Emit a verbatim copy of the lines below from the line with "What D3.js code" through the line with "const rightTicks = [-5, 0, 5, 10, 15, 20, 25];", excluding pictures and everything outside that range.

___ DATA EXCERPTS

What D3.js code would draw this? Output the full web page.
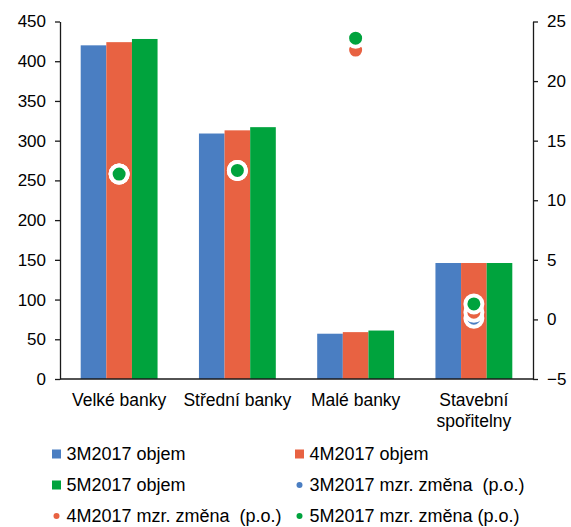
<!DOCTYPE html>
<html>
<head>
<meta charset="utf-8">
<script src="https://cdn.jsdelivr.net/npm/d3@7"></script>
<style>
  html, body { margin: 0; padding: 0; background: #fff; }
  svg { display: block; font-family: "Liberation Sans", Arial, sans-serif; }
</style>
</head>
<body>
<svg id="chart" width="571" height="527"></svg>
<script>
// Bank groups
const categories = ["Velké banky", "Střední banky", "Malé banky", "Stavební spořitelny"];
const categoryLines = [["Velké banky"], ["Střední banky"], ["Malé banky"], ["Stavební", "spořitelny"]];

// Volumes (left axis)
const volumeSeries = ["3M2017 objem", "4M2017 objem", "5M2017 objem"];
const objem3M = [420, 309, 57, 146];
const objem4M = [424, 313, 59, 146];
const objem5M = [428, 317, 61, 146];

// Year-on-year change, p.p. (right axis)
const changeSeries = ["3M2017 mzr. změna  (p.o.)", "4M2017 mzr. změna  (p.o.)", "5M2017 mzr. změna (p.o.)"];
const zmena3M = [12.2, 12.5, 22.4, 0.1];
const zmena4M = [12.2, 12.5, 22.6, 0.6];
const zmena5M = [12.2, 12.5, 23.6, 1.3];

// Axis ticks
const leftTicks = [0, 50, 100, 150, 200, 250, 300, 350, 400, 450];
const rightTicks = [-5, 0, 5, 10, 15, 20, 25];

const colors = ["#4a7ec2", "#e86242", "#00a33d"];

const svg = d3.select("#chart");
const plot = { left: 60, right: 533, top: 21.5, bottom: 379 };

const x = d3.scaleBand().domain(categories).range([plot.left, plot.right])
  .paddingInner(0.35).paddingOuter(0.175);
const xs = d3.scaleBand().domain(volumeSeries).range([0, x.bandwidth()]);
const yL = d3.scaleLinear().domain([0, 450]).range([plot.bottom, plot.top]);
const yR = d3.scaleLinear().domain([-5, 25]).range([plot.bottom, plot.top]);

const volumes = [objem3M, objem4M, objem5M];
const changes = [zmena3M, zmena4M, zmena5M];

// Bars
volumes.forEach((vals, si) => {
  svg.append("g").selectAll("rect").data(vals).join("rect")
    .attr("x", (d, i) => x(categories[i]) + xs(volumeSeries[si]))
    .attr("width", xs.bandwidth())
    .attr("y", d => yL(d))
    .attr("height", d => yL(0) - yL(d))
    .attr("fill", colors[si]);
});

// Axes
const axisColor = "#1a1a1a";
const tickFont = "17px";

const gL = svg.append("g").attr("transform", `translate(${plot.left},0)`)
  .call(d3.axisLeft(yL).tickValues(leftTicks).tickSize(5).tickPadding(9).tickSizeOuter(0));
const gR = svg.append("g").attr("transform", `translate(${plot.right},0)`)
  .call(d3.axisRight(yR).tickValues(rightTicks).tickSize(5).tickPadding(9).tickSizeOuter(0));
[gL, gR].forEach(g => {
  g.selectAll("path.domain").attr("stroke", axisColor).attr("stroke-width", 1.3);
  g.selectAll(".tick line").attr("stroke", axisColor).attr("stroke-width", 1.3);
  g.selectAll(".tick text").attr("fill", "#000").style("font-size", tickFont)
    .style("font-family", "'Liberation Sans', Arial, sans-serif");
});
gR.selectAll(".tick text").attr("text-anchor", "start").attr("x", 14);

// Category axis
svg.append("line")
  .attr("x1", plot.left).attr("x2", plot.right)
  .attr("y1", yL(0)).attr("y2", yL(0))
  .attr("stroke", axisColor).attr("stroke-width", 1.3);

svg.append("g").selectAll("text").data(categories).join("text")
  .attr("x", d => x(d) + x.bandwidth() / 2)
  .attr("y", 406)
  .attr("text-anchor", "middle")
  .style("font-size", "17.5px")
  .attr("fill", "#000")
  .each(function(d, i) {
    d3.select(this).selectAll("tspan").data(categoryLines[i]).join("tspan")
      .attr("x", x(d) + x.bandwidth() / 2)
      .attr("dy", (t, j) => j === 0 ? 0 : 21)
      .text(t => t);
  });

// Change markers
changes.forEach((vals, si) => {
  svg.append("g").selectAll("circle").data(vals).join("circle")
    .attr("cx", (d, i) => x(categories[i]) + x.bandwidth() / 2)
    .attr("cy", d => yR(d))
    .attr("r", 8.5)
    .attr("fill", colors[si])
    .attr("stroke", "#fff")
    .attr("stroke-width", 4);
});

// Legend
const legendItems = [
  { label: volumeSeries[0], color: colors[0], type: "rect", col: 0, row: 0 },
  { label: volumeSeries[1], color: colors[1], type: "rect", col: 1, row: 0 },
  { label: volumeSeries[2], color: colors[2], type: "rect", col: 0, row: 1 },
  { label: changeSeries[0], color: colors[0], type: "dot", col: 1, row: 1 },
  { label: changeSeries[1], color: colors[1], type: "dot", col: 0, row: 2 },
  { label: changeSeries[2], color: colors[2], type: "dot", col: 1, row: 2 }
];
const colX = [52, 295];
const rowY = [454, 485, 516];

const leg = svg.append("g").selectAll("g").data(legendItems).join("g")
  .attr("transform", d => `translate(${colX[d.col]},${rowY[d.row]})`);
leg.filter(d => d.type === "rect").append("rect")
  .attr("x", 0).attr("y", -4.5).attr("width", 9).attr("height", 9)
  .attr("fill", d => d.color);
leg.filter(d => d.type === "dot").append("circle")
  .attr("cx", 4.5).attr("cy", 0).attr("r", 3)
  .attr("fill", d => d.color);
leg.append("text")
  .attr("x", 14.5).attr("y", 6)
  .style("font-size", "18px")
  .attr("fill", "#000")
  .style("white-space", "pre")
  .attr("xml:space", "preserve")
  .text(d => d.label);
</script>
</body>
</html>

______
___ DATA EXCERPTS

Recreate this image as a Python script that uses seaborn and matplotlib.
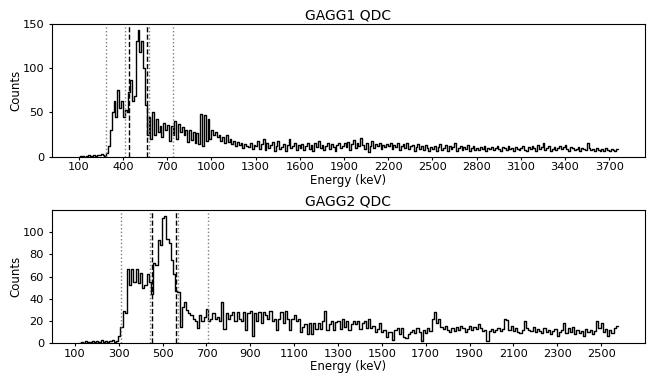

______

TASK SOLUTION:
What D3.js code would draw this? Output the full web page.
<!DOCTYPE html>
<html>
<head>
<meta charset="utf-8">
<script src="https://cdn.jsdelivr.net/npm/d3@7"></script>
<style>
  html, body { margin: 0; padding: 0; background: #fff; }
  svg { display: block; font-family: "Liberation Sans", Arial, sans-serif; }
</style>
</head>
<body>
<svg id="chart" width="571" height="527"></svg>
<script>
// Bank groups
const categories = ["Velké banky", "Střední banky", "Malé banky", "Stavební spořitelny"];
const categoryLines = [["Velké banky"], ["Střední banky"], ["Malé banky"], ["Stavební", "spořitelny"]];

// Volumes (left axis)
const volumeSeries = ["3M2017 objem", "4M2017 objem", "5M2017 objem"];
const objem3M = [420, 309, 57, 146];
const objem4M = [424, 313, 59, 146];
const objem5M = [428, 317, 61, 146];

// Year-on-year change, p.p. (right axis)
const changeSeries = ["3M2017 mzr. změna  (p.o.)", "4M2017 mzr. změna  (p.o.)", "5M2017 mzr. změna (p.o.)"];
const zmena3M = [12.2, 12.5, 22.4, 0.1];
const zmena4M = [12.2, 12.5, 22.6, 0.6];
const zmena5M = [12.2, 12.5, 23.6, 1.3];

// Axis ticks
const leftTicks = [0, 50, 100, 150, 200, 250, 300, 350, 400, 450];
const rightTicks = [-5, 0, 5, 10, 15, 20, 25];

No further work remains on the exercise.